Нетерпение Чавена было невероятно велико. Пока Кло не укусила его за палец, он не замечал, как грубо выставляет ее за дверь. Он уронил животное, выругался и принялся высасывать кровь из ранки. Кошка убежала прочь по коридору. На смену гневу пришло раскаяние — нельзя так обижать верную подружку! — но стыд растворился в нетерпении.
В комнате становилось все темнее. Он сел перед зеркалом и начал напевать старинную песню на древнем языке. Никто из живых уже не знал, как правильно произносить слова этого языка, Чавен пел так, как когда-то его научил наставник, Каспар Дайлос. У Дайлоса — его называли колдуном из Крейса — не было магического зеркала, только осколки нескольких других зеркал. Но ему и этого хватало, чтобы творить чудеса. Как и при изучении космоса, зеркало для Чавена было способом добыть и передать знание следующим поколениям. Ведь за годы чумы утеряно так много замечательных и полезных сведений!
Дайлос обучил своего ученика всему, что умел сам. Когда необыкновенное зеркало, это удивительное наследие прошлого, попало к Чавену, тот уже в целом представлял, как им пользоваться. Хотя далеко не все части ритуала были ему досконально известны.
Теперь Чавен сидел в темной комнате, озадаченно потирая лоб. Его сбила с толку странная мысль. У него заболела голова — так пристально он вглядывался в сумрак зеркала, стараясь разглядеть: смотрит ли кто-то на его призрачную мышку, что лежит на призрачном полу, не хочет ли этот кто-то появиться перед ним. Неужели и сегодня его ожидает неудача? Он сознавал, что недостаточно сосредоточен. Он даже не мог вспомнить, откуда у него появилось это зеркало. Провал в памяти открылся совершенно неожиданно. Чавен отлично помнил, откуда у него все остальные зеркала. Но одно из них, прислоненное к стене в тайной комнате, словно возникло само по себе. Врач не представлял себе, когда и как в его коллекцию попала великая драгоценность — магическое зеркало.
Это беспокоило его так, словно он не мог дотянуться до зудящего места, и беспокойство усиливалось. Даже страстная жажда знаний ослабела, оттого что новая загадка не давала ему покоя.
«Откуда же взялась эта чудодейственная вещь? — гадал Чавен. — Сколько времени она у меня?»
Но вот в центре зеркала вспыхнуло большое пятно белого света, будто отверстие в ночном небе, сквозь которое льется сияние богов. Чавена ослепил этот свет — он поднял руки к лицу и прикрыл глаза. В зеркале появилась сова.
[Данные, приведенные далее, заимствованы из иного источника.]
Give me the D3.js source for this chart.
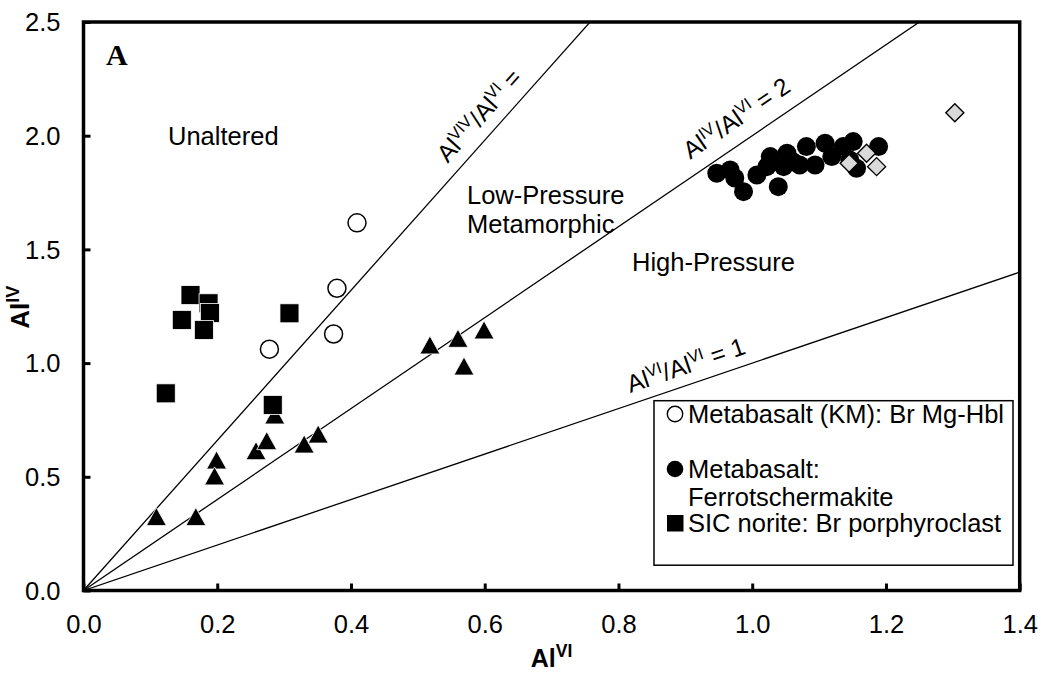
<!DOCTYPE html>
<html>
<head>
<meta charset="utf-8">
<script src="https://cdn.jsdelivr.net/npm/d3@7"></script>
<style>
  html, body { margin: 0; padding: 0; background: #fff; }
  svg { display: block; }
  text { font-family: Arial, "Liberation Sans", sans-serif; fill: #000; }
</style>
</head>
<body>
<svg id="chart" width="1041" height="673"></svg>
<script>
// ---------------- data ----------------
const xTicks = [0, 0.2, 0.4, 0.6, 0.8, 1.0, 1.2, 1.4];
const yTicks = [0, 0.5, 1.0, 1.5, 2.0, 2.5];

// Metabasalt (KM): Br Mg-Hbl (open circles)
const kmX = [0.278, 0.374, 0.379, 0.409];
const kmY = [1.061, 1.128, 1.329, 1.617];

// Metabasalt: Ferrotschermakite (filled circles)
const ftsX = [0.947, 0.967, 0.974, 0.987, 1.007, 1.022, 1.027, 1.039, 1.047, 1.052, 1.061,
              1.071, 1.081, 1.094, 1.109, 1.119, 1.136, 1.146, 1.151, 1.156, 1.189];
const ftsY = [1.835, 1.849, 1.814, 1.754, 1.827, 1.864, 1.908, 1.776, 1.864, 1.923, 1.885,
              1.871, 1.952, 1.871, 1.967, 1.908, 1.952, 1.893, 1.974, 1.857, 1.952];

// SIC norite: Br porphyroclast (filled squares)
const sicX = [0.123, 0.283, 0.160, 0.187, 0.189, 0.147, 0.180, 0.308];
const sicY = [0.867, 0.816, 1.299, 1.263, 1.220, 1.190, 1.146, 1.219];

// triangles (unlabelled series)
const triX = [0.109, 0.168, 0.199, 0.196, 0.258, 0.274, 0.286, 0.330, 0.351, 0.518, 0.560, 0.599, 0.569];
const triY = [0.325, 0.325, 0.574, 0.504, 0.615, 0.659, 0.772, 0.644, 0.688, 1.080, 1.109, 1.146, 0.987];

// grey diamonds (unlabelled series)
const diaX = [1.303, 1.171, 1.145, 1.186];
const diaY = [2.101, 1.923, 1.879, 1.864];

// reference ratio lines AlIV/AlVI
const ratioSlopes = [3.3, 2, 1];
const ratioLabelAt = [0.558, 0.920, 0.823];
const ratioLabels = [
  [["Al", 0], ["VIV", 1], ["/Al", 0], ["VI", 1], [" =", 0]],
  [["Al", 0], ["IV", 1], ["/Al", 0], ["VI", 1], [" = 2", 0]],
  [["Al", 0], ["VI", 1], ["/Al", 0], ["VI", 1], [" = 1", 0]]
];

const legendNames = [["Metabasalt (KM): Br Mg-Hbl"], ["Metabasalt:", "Ferrotschermakite"], ["SIC norite: Br porphyroclast"]];

// ---------------- layout ----------------
const svg = d3.select("#chart");
const X0 = 83.5, X1 = 1019.7, Y0 = 590.5, Y1 = 22;
const x = d3.scaleLinear().domain([0, 1.4]).range([X0, X1]);
const y = d3.scaleLinear().domain([0, 2.5]).range([Y0, Y1]);
const FS = 25.5;

svg.append("defs").append("clipPath").attr("id", "plotclip")
  .append("rect").attr("x", X0).attr("y", Y1).attr("width", X1 - X0).attr("height", Y0 - Y1);

// reference lines
const gl = svg.append("g").attr("clip-path", "url(#plotclip)");
ratioSlopes.forEach(s => {
  gl.append("line")
    .attr("x1", x(0)).attr("y1", y(0))
    .attr("x2", x(3)).attr("y2", y(3 * s))
    .attr("stroke", "#000").attr("stroke-width", 1.3);
});

function richText(sel, parts, size, supSize, weight) {
  const t = sel.append("text").attr("font-size", size);
  if (weight) t.attr("font-weight", weight);
  let up = false;
  const shift = Math.round(size * 0.38);
  parts.forEach(([s, sup]) => {
    const ts = t.append("tspan").text(s);
    if (sup) {
      ts.attr("font-size", supSize);
      if (!up) { ts.attr("dy", -shift); up = true; }
    } else if (up) {
      ts.attr("dy", shift); up = false;
    }
  });
  return t;
}

// line labels
const offsets = [12, 15, 11];
ratioSlopes.forEach((s, i) => {
  const v = ratioLabelAt[i];
  const ang = Math.atan2(y(0) - y(s), x(1) - x(0)) * 180 / Math.PI;
  const g = svg.append("g")
    .attr("transform", `translate(${x(v)},${y(v * s)}) rotate(${-ang})`);
  richText(g, ratioLabels[i], 24.5, 16.5).attr("x", 0).attr("y", -offsets[i]);
});

// region labels
svg.append("text").attr("x", 168).attr("y", 145).attr("font-size", FS).text("Unaltered");
svg.append("text").attr("x", 467).attr("y", 204).attr("font-size", FS).text("Low-Pressure");
svg.append("text").attr("x", 467).attr("y", 233).attr("font-size", FS).text("Metamorphic");
svg.append("text").attr("x", 632).attr("y", 271).attr("font-size", FS).text("High-Pressure");
svg.append("text").attr("x", 106).attr("y", 65).attr("font-size", 30)
  .attr("font-weight", "bold").style("font-family", "'Liberation Serif','Times New Roman',serif").text("A");

// markers
const R = 9.5;
const gm = svg.append("g");
gm.selectAll("circle.km").data(kmX.map((d, i) => [d, kmY[i]])).join("circle")
  .attr("cx", d => x(d[0])).attr("cy", d => y(d[1])).attr("r", R - 0.5)
  .attr("fill", "#fff").attr("stroke", "#000").attr("stroke-width", 1.5);

gm.selectAll("path.tri").data(triX.map((d, i) => [d, triY[i]])).join("path")
  .attr("d", d => {
    const cx = x(d[0]), cy = y(d[1]), w = 10, h = 9;
    return `M${cx},${cy - h}L${cx + w},${cy + h}L${cx - w},${cy + h}Z`;
  })
  .attr("fill", "#000").attr("stroke", "#fff").attr("stroke-width", 0.8);

gm.selectAll("rect.sic").data(sicX.map((d, i) => [d, sicY[i]])).join("rect")
  .attr("x", d => x(d[0]) - 9.5).attr("y", d => y(d[1]) - 9.5)
  .attr("width", 19).attr("height", 19)
  .attr("fill", "#000").attr("stroke", "#fff").attr("stroke-width", 0.8);

gm.selectAll("circle.fts").data(ftsX.map((d, i) => [d, ftsY[i]])).join("circle")
  .attr("cx", d => x(d[0])).attr("cy", d => y(d[1])).attr("r", R)
  .attr("fill", "#000");

gm.selectAll("path.dia").data(diaX.map((d, i) => [d, diaY[i]])).join("path")
  .attr("d", d => {
    const cx = x(d[0]), cy = y(d[1]), r = 9;
    return `M${cx},${cy - r}L${cx + r},${cy}L${cx},${cy + r}L${cx - r},${cy}Z`;
  })
  .attr("fill", "#d9d9d9").attr("stroke", "#000").attr("stroke-width", 1.4);

// axes (ticks inside)
const fmt = d3.format(".1f");
const ax = svg.append("g").attr("transform", `translate(0,${Y0})`)
  .call(d3.axisBottom(x).tickValues(xTicks).tickFormat(fmt).tickSizeInner(-7).tickSizeOuter(0).tickPadding(24));
const ay = svg.append("g").attr("transform", `translate(${X0},0)`)
  .call(d3.axisLeft(y).tickValues(yTicks).tickFormat(fmt).tickSizeInner(-7).tickSizeOuter(0).tickPadding(23));
[ax, ay].forEach(a => {
  a.select(".domain").remove();
  a.selectAll(".tick line").attr("stroke", "#000").attr("stroke-width", 3);
  a.selectAll(".tick text").attr("font-size", FS)
    .style("font-family", "Arial, 'Liberation Sans', sans-serif").attr("fill", "#000");
});
ay.selectAll(".tick text").attr("dy", "0.34em");

// frame
svg.append("rect").attr("x", X0).attr("y", Y1).attr("width", X1 - X0).attr("height", Y0 - Y1)
  .attr("fill", "none").attr("stroke", "#000").attr("stroke-width", 3.5);

// axis titles
richText(svg, [["Al", 0], ["VI", 1]], 25, 17.5, "bold")
  .attr("x", (X0 + X1) / 2).attr("y", 667).attr("text-anchor", "middle");
const gy = svg.append("g").attr("transform", `translate(29,${(Y0 + Y1) / 2 + 1}) rotate(-90)`);
richText(gy, [["Al", 0], ["IV", 1]], 26, 18, "bold").attr("x", 0).attr("y", 0).attr("text-anchor", "middle");

// legend
const lg = svg.append("g");
lg.append("rect").attr("x", 654).attr("y", 400.7).attr("width", 359).attr("height", 164.5)
  .attr("fill", "#fff").attr("stroke", "#000").attr("stroke-width", 1.5);
lg.append("circle").attr("cx", 675).attr("cy", 414).attr("r", 7.7)
  .attr("fill", "#fff").attr("stroke", "#000").attr("stroke-width", 1.4);
lg.append("text").attr("x", 688).attr("y", 423).attr("font-size", FS).text(legendNames[0][0]);
lg.append("circle").attr("cx", 675).attr("cy", 469).attr("r", 8.3).attr("fill", "#000");
lg.append("text").attr("x", 688).attr("y", 478).attr("font-size", FS).text(legendNames[1][0]);
lg.append("text").attr("x", 688).attr("y", 506).attr("font-size", FS).text(legendNames[1][1]);
lg.append("rect").attr("x", 667).attr("y", 515).attr("width", 16.5).attr("height", 16.5).attr("fill", "#000");
lg.append("text").attr("x", 688).attr("y", 532).attr("font-size", FS).text(legendNames[2][0]);
</script>
</body>
</html>
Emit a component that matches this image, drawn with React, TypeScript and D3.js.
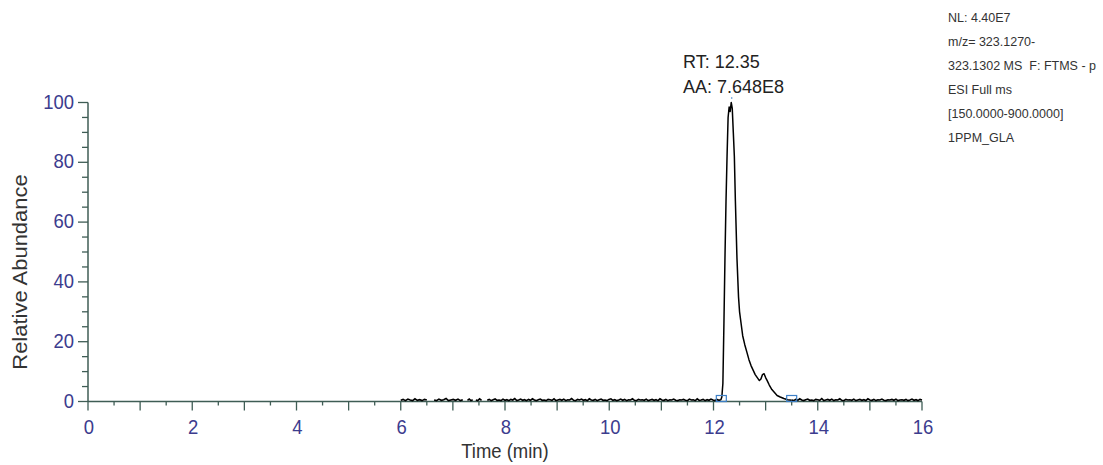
import React from "react";
import * as d3 from "d3";

// ---------- data ----------
const xTickLabels = [0, 2, 4, 6, 8, 10, 12, 14, 16];
const yTickLabels = [0, 20, 40, 60, 80, 100];

// baseline scan segments: time range and noise values (% relative abundance)
const baselineSegments = [
  { start: 6.0, end: 6.5, values: [0.4, 0.7, 0.3, 0.8, 0.5, 0.3, 0.9, 0.4, 0.6, 0.3, 0.7, 0.5] },
  { start: 6.64, end: 7.19, values: [0.5, 0.3, 0.8, 0.4, 0.6, 1.0, 0.3, 0.5, 0.7, 0.4, 0.8, 0.3, 0.6] },
  { start: 7.28, end: 7.38, values: [0.4, 0.8, 0.3, 0.6] },
  { start: 7.44, end: 7.55, values: [0.5, 0.3, 0.9, 0.4] },
  {
    start: 7.66,
    end: 12.14,
    values: [
      0.4, 0.7, 0.3, 0.6, 0.9, 0.4, 0.5, 0.3, 0.8, 0.4, 0.6, 0.3, 0.7, 0.5, 1.0, 0.3, 0.5, 0.8, 0.4, 0.6,
      0.3, 0.7, 0.4, 0.9, 0.5, 0.3, 0.6, 0.8, 0.4, 0.5, 0.3, 0.7, 0.6, 0.4, 0.9, 0.3, 0.5, 0.7, 0.4, 0.8,
      0.3, 0.6, 0.5, 1.0, 0.4, 0.3, 0.7, 0.5, 0.8, 0.4, 0.6, 0.3, 0.9, 0.5, 0.4, 0.7, 0.3, 0.6, 0.8, 0.4,
      0.5, 0.3, 0.7, 0.9, 0.4, 0.6, 0.3, 0.5, 0.8, 0.4, 0.7, 0.3, 0.6, 0.5, 0.9, 0.4, 0.3, 0.7, 0.5, 0.6,
      0.4, 0.8, 0.3, 0.5, 0.7, 0.4, 0.6, 0.3, 0.9, 0.5, 0.4, 0.7, 0.3, 0.6, 0.5, 0.8, 0.4, 0.3, 0.6, 0.5,
      0.7, 0.4, 0.3, 0.8, 0.5, 0.6, 0.3, 0.9, 0.4, 0.5, 0.7, 0.3, 0.6, 0.4, 0.8, 0.5, 0.3, 0.7, 0.4, 0.6,
    ],
  },
  {
    start: 13.5,
    end: 16.0,
    values: [
      0.5, 0.3, 0.7, 0.4, 0.9, 0.5, 0.3, 0.6, 0.8, 0.4, 0.5, 0.3, 0.7, 0.6, 0.4, 1.0, 0.3, 0.5, 0.7, 0.4,
      0.8, 0.3, 0.6, 0.5, 0.9, 0.4, 0.3, 0.7, 0.5, 0.6, 0.4, 0.8, 0.3, 0.5, 0.7, 0.4, 0.6, 0.3, 0.9, 0.5,
      0.4, 0.7, 0.3, 0.6, 0.5, 0.8, 0.4, 0.3, 0.6, 0.5, 0.7, 0.4, 0.8, 0.3, 0.5, 0.6, 0.4, 0.7, 0.3, 0.5,
      0.8, 0.4, 0.6, 0.3, 0.7, 0.5,
    ],
  },
];

// main peak (time, relative abundance)
const peakTimes = [
  12.14, 12.16, 12.18, 12.2, 12.22, 12.24, 12.26, 12.28, 12.3, 12.32, 12.34, 12.36, 12.38, 12.4, 12.42,
  12.45, 12.48, 12.5, 12.53, 12.56, 12.6, 12.64, 12.68, 12.72, 12.76, 12.8, 12.84, 12.88, 12.91, 12.94,
  12.97, 13.0, 13.03, 13.07, 13.12, 13.17, 13.22, 13.28, 13.35, 13.42, 13.5,
];
const peakValues = [
  0.5, 1.5, 6, 26, 48, 67, 82, 95, 98.5, 97, 100, 98, 90, 82, 67, 48, 35, 30, 26, 22, 19, 16.5, 14, 12,
  10.5, 9, 8, 7, 7.5, 9, 9.3, 8, 7, 5.5, 4, 3, 2, 1.5, 1, 0.6, 0.4,
];

const markerTimes = [12.15, 13.5];
const apexTime = 12.35;

const annotationLines = ["RT: 12.35", "AA: 7.648E8"];
const headerLines = [
  "NL: 4.40E7",
  "m/z= 323.1270-",
  "323.1302 MS  F: FTMS - p",
  "ESI Full ms",
  "[150.0000-900.0000]",
  "1PPM_GLA",
];

// ---------- layout ----------
const W = 1103;
const H = 465;
const axisColor = "#3f5d55";
const tickLabelColor = "#3c3c8e";
const font = "'Liberation Sans', Arial, sans-serif";

export default function App() {
  const x = d3.scaleLinear().domain([0, 16]).range([88, 922]);
  const y = d3.scaleLinear().domain([0, 100]).range([401.5, 102.5]);

  const line = d3
    .line<[number, number]>()
    .x((d) => x(d[0]))
    .y((d) => y(d[1]));

  const segPaths = baselineSegments.map((s) => {
    const idx = d3.scaleLinear().domain([0, s.values.length - 1]).range([s.start, s.end]);
    const pts: [number, number][] = s.values.map((v, i) => [idx(i), v]);
    return line(pts) || "";
  });
  const peakPts: [number, number][] = peakTimes.map((t, i) => [t, peakValues[i]]);
  const peakPath = line(peakPts) || "";

  const xMinor = d3.range(0, 16.001, 0.5);
  const yMinor = d3.range(0, 100.001, 5);

  return (
    <svg
      width={W}
      height={H}
      style={{ position: "absolute", left: 0, top: 0, background: "#fff" }}
      fontFamily={font}
    >
      <rect width={W} height={H} fill="#fff" />
      {/* axes */}
      <line x1={x(0)} x2={x(16)} y1={y(0)} y2={y(0)} stroke={axisColor} strokeWidth={1.5} />
      <line x1={x(0)} x2={x(0)} y1={y(100)} y2={y(0)} stroke={axisColor} strokeWidth={1.5} />
      {xMinor.map((t) => {
        const major = Math.abs(t - Math.round(t)) < 1e-6;
        return (
          <line
            key={"xt" + t}
            x1={x(t)}
            x2={x(t)}
            y1={y(0)}
            y2={y(0) + (major ? 9 : 4)}
            stroke={axisColor}
            strokeWidth={1.3}
          />
        );
      })}
      {yMinor.map((v) => {
        const major = v % 20 === 0;
        return (
          <line
            key={"yt" + v}
            x1={x(0) - (major ? 10 : 6)}
            x2={x(0)}
            y1={y(v)}
            y2={y(v)}
            stroke={axisColor}
            strokeWidth={1.3}
          />
        );
      })}
      {xTickLabels.map((t) => (
        <text
          key={"xl" + t}
          transform={`translate(${x(t) + 1},${434}) scale(0.88,1)`}
          textAnchor="middle"
          fontSize={21}
          fill={tickLabelColor}
        >
          {t}
        </text>
      ))}
      {yTickLabels.map((v) => (
        <text
          key={"yl" + v}
          transform={`translate(${74},${y(v) + 6}) scale(0.88,1)`}
          textAnchor="end"
          fontSize={21}
          fill={tickLabelColor}
        >
          {v}
        </text>
      ))}
      {/* axis titles */}
      <text
        transform={`translate(505,458) scale(0.88,1)`}
        textAnchor="middle"
        fontSize={21}
        fill="#333"
      >
        Time (min)
      </text>
      <text
        transform={`translate(27,272) rotate(-90) scale(1,0.9)`}
        textAnchor="middle"
        fontSize={22}
        fill="#333"
      >
        Relative Abundance
      </text>

      {/* trace */}
      {segPaths.map((p, i) => (
        <path key={"seg" + i} d={p} fill="none" stroke="#000" strokeWidth={1.6} />
      ))}
      <path d={peakPath} fill="none" stroke="#000" strokeWidth={1.5} strokeLinejoin="round" />

      {/* integration markers */}
      {markerTimes.map((t) => (
        <rect
          key={"m" + t}
          x={x(t) - 5}
          y={y(0) - 6}
          width={10}
          height={6}
          fill="none"
          stroke="#3d7fc6"
          strokeWidth={1.2}
        />
      ))}
      <circle cx={x(apexTime)} cy={y(101.5)} r={0.8} fill="#3d7fc6" />

      {/* peak annotation */}
      {annotationLines.map((s, i) => (
        <text key={"a" + i} x={683} y={68 + i * 25} fontSize={18} fill="#222">
          {s}
        </text>
      ))}

      {/* header */}
      {headerLines.map((s, i) => (
        <text
          key={"h" + i}
          x={948}
          y={22 + i * 24}
          fontSize={12.5}
          fill="#333"
          style={{ whiteSpace: "pre" }}
        >
          {s}
        </text>
      ))}
    </svg>
  );
}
Свет чуть померк, когда птица сложила свои яркие крылья и уставилась на Чавена оранжевыми глазами, сжимая в когтях жертвенную мышь — добычу Кло.
Все тревожные мысли моментально испарились, словно Чавен оказался под защитой ее крыльев. Словно он сам превратился в крошечное существо, схваченное белоснежной лапой. Когти держали добычу с такой силой, что казалось: отдать за это жизнь — великая честь.
Он покинул бесконечное безмолвие и оказался в сиянии яркого света. Невероятная музыка и какой-то гул, в котором слышны голоса и мелодии, наполняли его; но и они постепенно ослабевали. Чавен ощущал удивительные ароматы — сильные, пьянящие и сладкие, как запах масла из роз, что никогда не цвели на обычной земле, а уходили корнями в пропитанную смертью и разрушением почву. Теперь он обрел способность думать.
Чавен не знал, сколько длилось это невероятное блаженство — может быть, века, — но для врача время прошло как одно мгновение. Он услышал даже не голос, а переданную ему мысль: «Я здесь». Или еще проще: «Это я». Мужчина говорил или женщина, не имело никакого значения. Чавен выразил безмерную благодарность за то, что его жертва принята. Взамен он получил знание о незыблемом покое — о том, что требовало от него обожания и почитания.